This issue of the magazine came together through the inspiration and editorial leadership of our managing editor, Bill Lueders. I can’t take much credit for it, and I leave it to Bill, who pens our editorial Comment this month, to describe his idea for an on-the-ground take on life in Trump’s America.
I am off on a new adventure, having moved with my family to Oaxaca, Mexico, for the year. I will stay in touch, writing regular columns and contributing dispatches to our website. But I am stepping away from day-to-day operations at the magazine to immerse myself in life on the other side of the Wall.
My reasons for going are both personal and political. I go to work every day and wrestle with how to respond to our new political reality in the age of Donald Trump. My kids come home with stories about their peers enduring chants of “build that wall!” at football games. Their high-school and middle-school principals—both strong, charismatic men, one African American and one Latino—each lost his composure over the P.A. system the morning after Election Day, announcing Trump’s victory to a diverse group of public school kids.
Whatever it is we political types have been doing in liberal enclaves like Madison, Wisconsin, where The Progressive is based, one thing is clear: It’s not enough. Now seems like a good time to do something radically different.
So my husband, three daughters, and I have decided to live for a while on the other side of the Wall. It’s our own personal act of rebellion and solidarity with our Mexican neighbors, who have been viciously maligned by our President. We are leaving behind the anxiety and pessimism that threaten to overwhelm us every time we look at the news, and heading straight for a place where the same crushing global forces that are destabilizing things in the United States have been bearing down on people for quite a while.
We want our kids to learn Spanish, and to see a bigger world. We think we might learn something from getting an outside perspective on our country.

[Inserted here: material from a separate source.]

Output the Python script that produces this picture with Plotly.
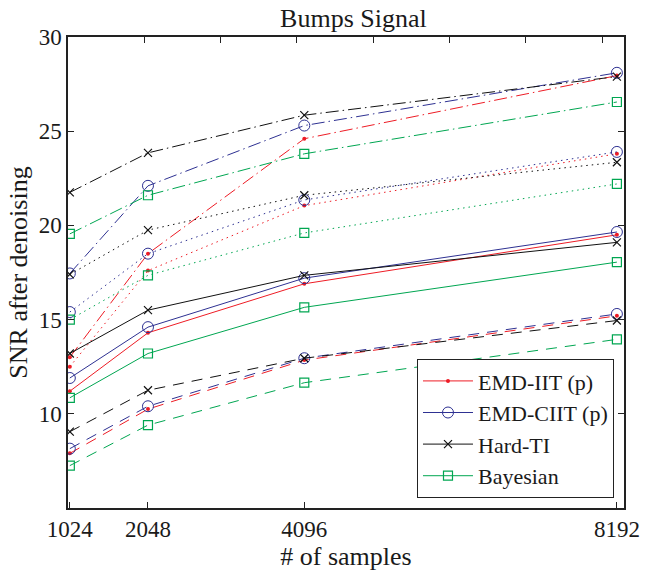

We want the girls to know that there is more to life than the culture of middle-class striving that has soured so rapidly in recent years in the United States. We want them to understand that the world is a big place, and that we reside in a pretty puny and relatively privileged part of it.
Right now, as I write this, my daughters are sitting with a couple of our neighbors—boys their age—who are helping them with their Spanish. Since we arrived in Oaxaca, we have found people to be incredibly warm and friendly.
We are living in a little house at the end of a dirt road, surrounded by flowers and fruit trees. Chickens regularly cross our yard and the neighbors’ burros occasionally burst into frantic fits of wheezy braying.
Oaxaca is a beautiful, fascinating place, enriched by a lively indigenous culture with sixteen distinct ethnic groups speaking sixteen different languages.
On the very day we left the United States, violence erupted at a white supremacist rally in Charlottesville, Virginia. We took in the news from Mexico, along with Donald Trump’s appalling remarks tacitly supporting the bigots.
I happened to be waiting in line at the U.S. consulate, trying to get help navigating the red tape surrounding our visas, when the news broke that Trump had canceled DACA—the program that allowed 800,000 undocumented youth to pursue jobs and education in the United States without fear of deportation. Nervous people joined me in line, clutching file folders of paperwork. I called in to a press conference with the ACLU, United We Dream, and other immigrant-rights groups as I waited in line. The spokespeople from those civil-rights organizations were audibly upset.
Cristina Jiménez, executive director of United We Dream, the largest immigrant youth-led organization in the United States, which pushed for DACA in 2012, was outraged. The decision, she said, “fulfills the very sick white-supremacist scheme developed by Attorney General Jeff Sessions to terrorize people like my brother, who is twenty-three and has DACA.”
We have a lot of work to do to uphold a better vision for our country. I’ll keep you posted on our insights.